- New tax law limits gamblers to deducting only 90% of losses starting in 2026, forcing players to pay taxes on money they never actually won.
- Many pros are considering retirement as casino operators report dropping tournament participation and scaled-back bookings for 2026.
- Nevada lawmakers are pushing for reversal, but Congress needs to act quickly before the damage becomes permanent.
LAS VEGAS - The poker world is bracing for a financial blow that could reshape the game's landscape across America, and it all starts with a provision buried deep in President Trump's One Big Beautiful Bill Act.
Both professional and recreational players will have to deal with a harsh new reality starting in 2026. They are only able to deduct 90% of their gambling losses from their profits when it comes time for taxes. This seemingly small change has huge implications for anyone who takes poker seriously.
The data reveals a brutal picture. Consider a professional who earns $100,000 from tournament victories but spends the same amount on losses and buy-ins over the course of the year. Prior to this law, the IRS considered that to be breaking even. The same gamer now has to pay taxes on $10,000 that they never received. Their decision to continue competing or pursue another career rests heavily on the additional tax burden.
The Tax Fallout Has Already Begun
Erik Seidel, a ten-time World Series of Poker bracelet winner and member of the Poker Hall of Fame, has stated that he may be forced to retire. His worries are not unique to him. Professional poker player groups in states with poker are considering significant reductions or complete withdrawals from the game.

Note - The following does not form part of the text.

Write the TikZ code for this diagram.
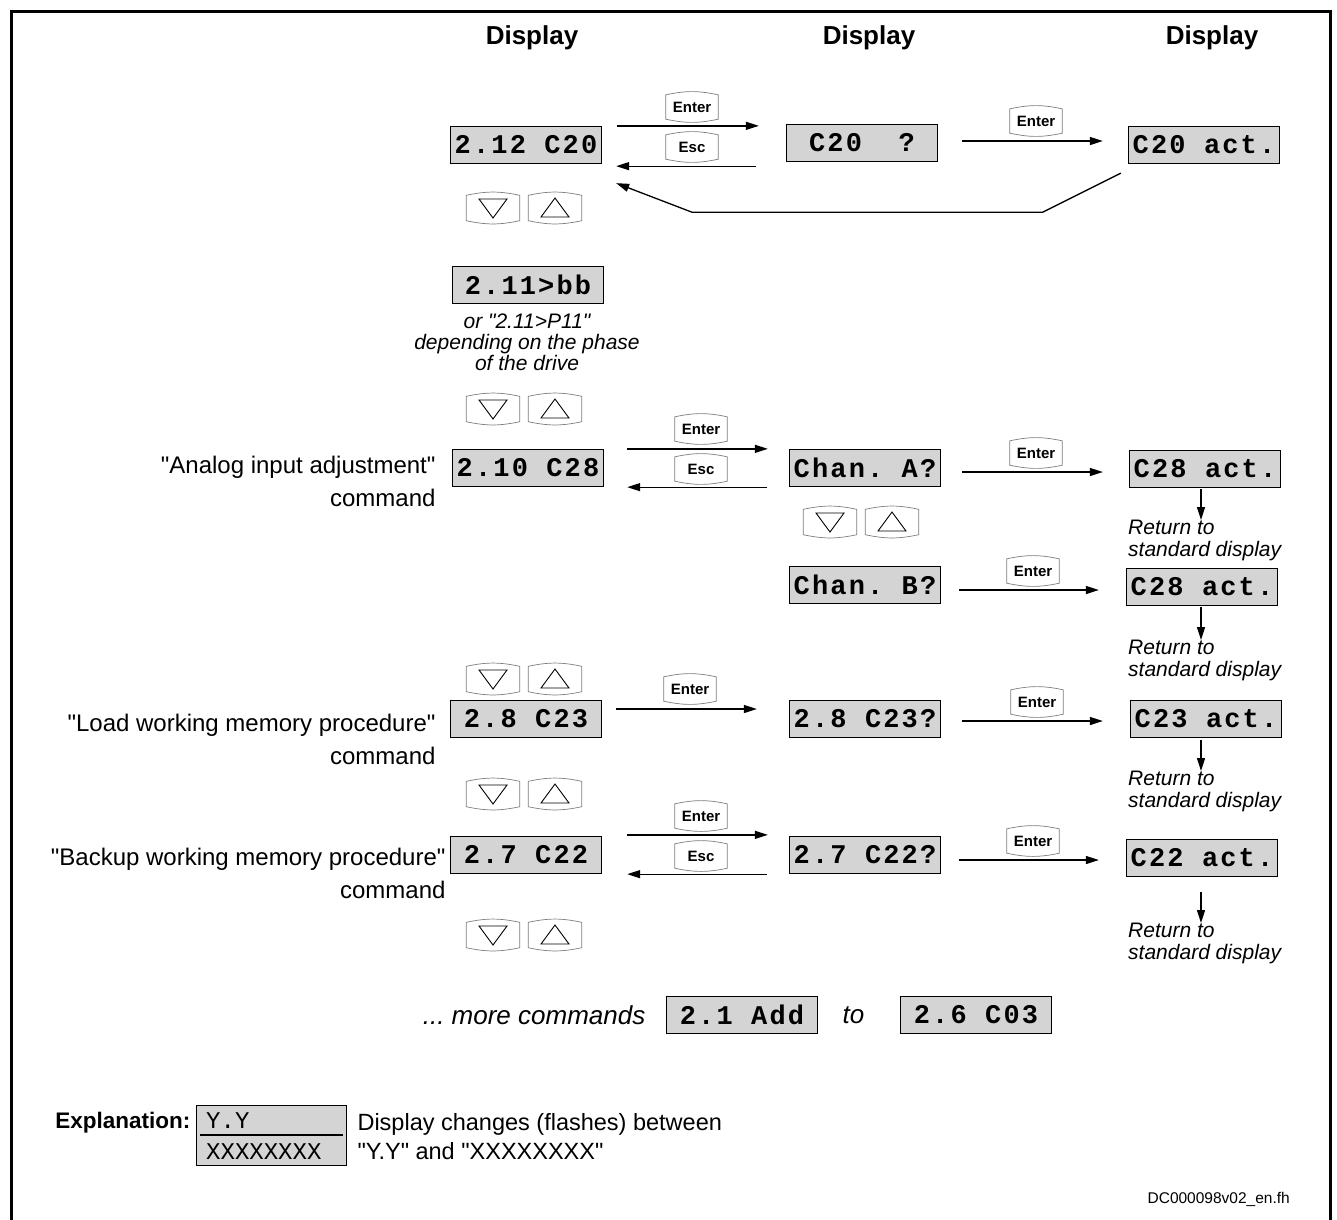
\documentclass[tikz,border=0pt]{standalone}
\usepackage{fontspec}
\setmainfont{Liberation Sans}[Ligatures=TeXOff]
\newfontfamily\lcdfont{Liberation Mono}[LetterSpace=8]
\newfontfamily\flashfont{Liberation Mono}
\usetikzlibrary{arrows.meta,positioning,calc}
\definecolor{lcdgray}{RGB}{212,212,212}
\definecolor{keygray}{RGB}{125,125,125}
\frenchspacing

\begin{document}
\begin{tikzpicture}[x=1pt, y=-1pt,
	lcd/.style={draw, fill=lcdgray, line width=1.3pt, minimum width=151pt, minimum height=37pt, inner sep=0pt, font=\lcdfont\bfseries\fontsize{27}{27}\selectfont},
	keycap/.style={minimum width=52pt, minimum height=24pt, inner sep=0pt, font=\bfseries\fontsize{15}{15}\selectfont},
	navkey/.style={minimum width=53pt, minimum height=25pt, inner sep=0pt},
	keyline/.style={draw=keygray, line width=0.7pt},
	flow/.style={line width=1.3pt, -{Triangle[length=13pt,width=8pt]}},
	hdr/.style={font=\bfseries\fontsize{26}{26}\selectfont},
	cmd/.style={align=right, anchor=east, font=\fontsize{24}{33}\selectfont},
	ret/.style={align=left, anchor=north west, inner sep=0pt, font=\itshape\fontsize{21}{22}\selectfont},
	note/.style={font=\itshape\fontsize{26}{26}\selectfont}]

	\useasboundingbox (0,0) rectangle (1337,1219);
	\draw[line width=3pt] (11,1230) -- (11,11.5) -- (1330,11.5) -- (1330,1230);

	\node[hdr] (hdA) at (532,38) {Display};
	\node[hdr] (hdB) at (869,38) {Display};
	\node[hdr] (hdC) at (1212,38) {Display};

	% displays
	\node[lcd] (d1) at (526,145) {2.12 C20};
	\node[lcd] (d2) at (862,143) {C20\ \ ?};
	\node[lcd] (d3) at (1204,145) {C20 act.};
	\node[lcd] (d4) at (528,285) {2.11>bb};
	\node[lcd] (d5) at (528,468) {2.10 C28};
	\node[lcd] (d6) at (865,468) {Chan. A?};
	\node[lcd] (d7) at (1205,469) {C28 act.};
	\node[lcd] (d8) at (865,585) {Chan. B?};
	\node[lcd] (d9) at (1202,587) {C28 act.};
	\node[lcd] (d10) at (526,719) {2.8 C23};
	\node[lcd] (d11) at (865,719) {2.8 C23?};
	\node[lcd] (d12) at (1206,719) {C23 act.};
	\node[lcd] (d13) at (526,855) {2.7 C22};
	\node[lcd] (d14) at (865,855) {2.7 C22?};
	\node[lcd] (d15) at (1202,858) {C22 act.};
	\node[lcd] (d16) at (742,1015) {2.1 Add};
	\node[lcd] (d17) at (976,1015) {2.6 C03};

	\node[align=center, font=\itshape\fontsize{21}{21}\selectfont] (phase) at (527,342) {or "2.11>P11"\\depending on the phase\\of the drive};

	\node[cmd] (cmdA) at (439,481) {"Analog input adjustment"\\command};
	\node[cmd] (cmdB) at (439,739) {"Load working memory procedure"\\command};
	\node[cmd] (cmdC) at (449,873) {"Backup working memory procedure"\\command};

	% keys
	\node[keycap] (kEn1) at (692,107) {Enter};
	\node[keycap] (kEs1) at (692,147) {Esc};
	\node[keycap] (kEn2) at (1036,121) {Enter};
	\node[keycap] (kEn3) at (701,429) {Enter};
	\node[keycap] (kEs3) at (701,469) {Esc};
	\node[keycap] (kEn4) at (1036,453) {Enter};
	\node[keycap] (kEn5) at (1033,571) {Enter};
	\node[keycap] (kEn6) at (690,689) {Enter};
	\node[keycap] (kEn7) at (1037,702) {Enter};
	\node[keycap] (kEn8) at (701,816) {Enter};
	\node[keycap] (kEs8) at (701,856) {Esc};
	\node[keycap] (kEn9) at (1033,841) {Enter};
	\foreach \k in {kEn1,kEs1,kEn2,kEn3,kEs3,kEn4,kEn5,kEn6,kEn7,kEn8,kEs8,kEn9}
	{
		\draw[keyline] (\k.south west) to[bend right=12] (\k.south east) -- (\k.north east) to[bend right=12] (\k.north west) -- cycle;
	}

	\foreach \i/\x/\y in {1/524/208, 2/524/409, 3/861/522, 4/524/679, 5/524/794, 6/524/935}
	{
		\node[navkey] (dn\i) at (\x-31,\y) {};
		\node[navkey] (up\i) at (\x+31,\y) {};
		\draw[keyline] (dn\i.south west) to[bend right=12] (dn\i.south east) -- (dn\i.north east) to[bend right=12] (dn\i.north west) -- cycle;
		\draw[keyline] (up\i.south west) to[bend right=12] (up\i.south east) -- (up\i.north east) to[bend right=12] (up\i.north west) -- cycle;
		\draw[line width=0.9pt] (dn\i.center) ++(-14,-9) -- ++(28,0) -- ++(-14,19) -- cycle;
		\draw[line width=0.9pt] (up\i.center) ++(-14,9) -- ++(28,0) -- ++(-14,-19) -- cycle;
	}

	% arrows
	\draw[flow] ($(d1.north east)+(15,0)$) -- ($(d2.west |- d1.north)+(-27,0)$);
	\draw[flow] ($(d2.west |- d1.south)+(-30,2)$) -- ($(d1.south east)+(14,2)$);
	\draw[flow] ($(d2.east)+(24,-2)$) -- ($(d3.west |- d2.east)+(-25,-2)$);
	\draw[flow] ($(d3.south west)+(-7,9)$) -- ++(-78,39) -- ++(-351,0) -- ($(d1.south east)+(14,19)$);

	\draw[flow] ($(d5.north east)+(23,0)$) -- ($(d6.west |- d5.north)+(-21,0)$);
	\draw[flow] ($(d6.west |- d5.south)+(-22,0)$) -- ($(d5.south east)+(23,0)$);
	\draw[flow] ($(d6.east)+(21,4)$) -- ($(d7.west |- d6.east)+(-26,4)$);
	\draw[flow] ($(d8.east)+(18,5)$) -- ($(d9.west |- d8.east)+(-27,5)$);

	\draw[flow] ($(d10.east)+(14,-10)$) -- ($(d11.west |- d10.east)+(-32,-10)$);
	\draw[flow] ($(d11.east)+(21,2)$) -- ($(d12.west |- d11.east)+(-27,2)$);

	\draw[flow] ($(d13.north east)+(25,-1)$) -- ($(d14.west |- d13.north)+(-21,-1)$);
	\draw[flow] ($(d14.west |- d13.south)+(-22,0)$) -- ($(d13.south east)+(25,0)$);
	\draw[flow] ($(d14.east)+(18,5)$) -- ($(d15.west |- d14.east)+(-27,5)$);

	% return to standard display
	\node[ret] (r1) at (1128,520) {Return to\\standard display};
	\node[ret] (r2) at (1128,640) {Return to\\standard display};
	\node[ret] (r3) at (1128,771) {Return to\\standard display};
	\node[ret] (r4) at (1128,923) {Return to\\standard display};
	\draw[flow] ($(d7.south)+(-4,1)$) -- ($(d7.south |- r1.north)+(-4,0)$);
	\draw[flow] ($(d9.south)+(-1,1)$) -- ($(d9.south |- r2.north)+(-1,0)$);
	\draw[flow] ($(d12.south)+(-5,2)$) -- ($(d12.south |- r3.north)+(-5,0)$);
	\draw[flow] ($(d15.south)+(-1,15)$) -- ($(d15.south |- r4.north)+(-1,0)$);

	\node[note, left=17pt of d16] (more) {... more commands};
	\node[note, right=21pt of d16] (tolbl) {to};

	% explanation
	\node[anchor=east, font=\bfseries\fontsize{22.5}{22.5}\selectfont] (explhd) at (194,1123) {Explanation:};
	\node[draw, fill=lcdgray, line width=1pt, minimum width=150pt, minimum height=60pt] (expl) at (271,1135) {};
	\node[anchor=west, inner sep=0pt, font=\flashfont\fontsize{24}{24}\selectfont] (yy) at (206,1121) {Y.Y};
	\node[anchor=west, inner sep=0pt, font=\flashfont\fontsize{24}{24}\selectfont] (xx) at (206,1152) {XXXXXXXX};
	\draw[line width=2.5pt] ($(expl.west)+(4,0)$) -- ($(expl.east)+(-4,0)$);
	\node[anchor=west, align=left, font=\fontsize{23.5}{29}\selectfont] (expltxt) at (354,1137) {Display changes (flashes) between\\"Y.Y" and "XXXXXXXX"};

	\node[anchor=east, inner sep=0pt, font=\fontsize{15.5}{15.5}\selectfont] (dcid) at (1290,1199) {DC000098v02\_en.fh};
\end{tikzpicture}
\end{document}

The consequences are not limited to individual players. According to casino operators, players are already cutting back on their 2026 plans, which could result in fewer people attending big events like the WSOP. As the tax burden makes grinding tournaments financially unfeasible, even Nevada online poker companies are concerned about smaller player pools.
Ahead of the Super Bowl and March Madness, sportsbooks are experiencing slowdowns as recreational bettors reevaluate their gambling budgets. For a business currently juggling regulatory obstacles in several places, the timing couldn't be worse.
Bills to reinstate the full deduction have been proposed by Nevada politicians from both parties, but the outcome is still unclear. American Gaming Association CEO Bill Miller is still optimistic about an early 2026 resolution, but Congress would need to overcome its reluctance to reopen Trump's flagship legislation. Until then, the poker community has to put up with an uncomfortable waiting game because their livelihoods are in danger.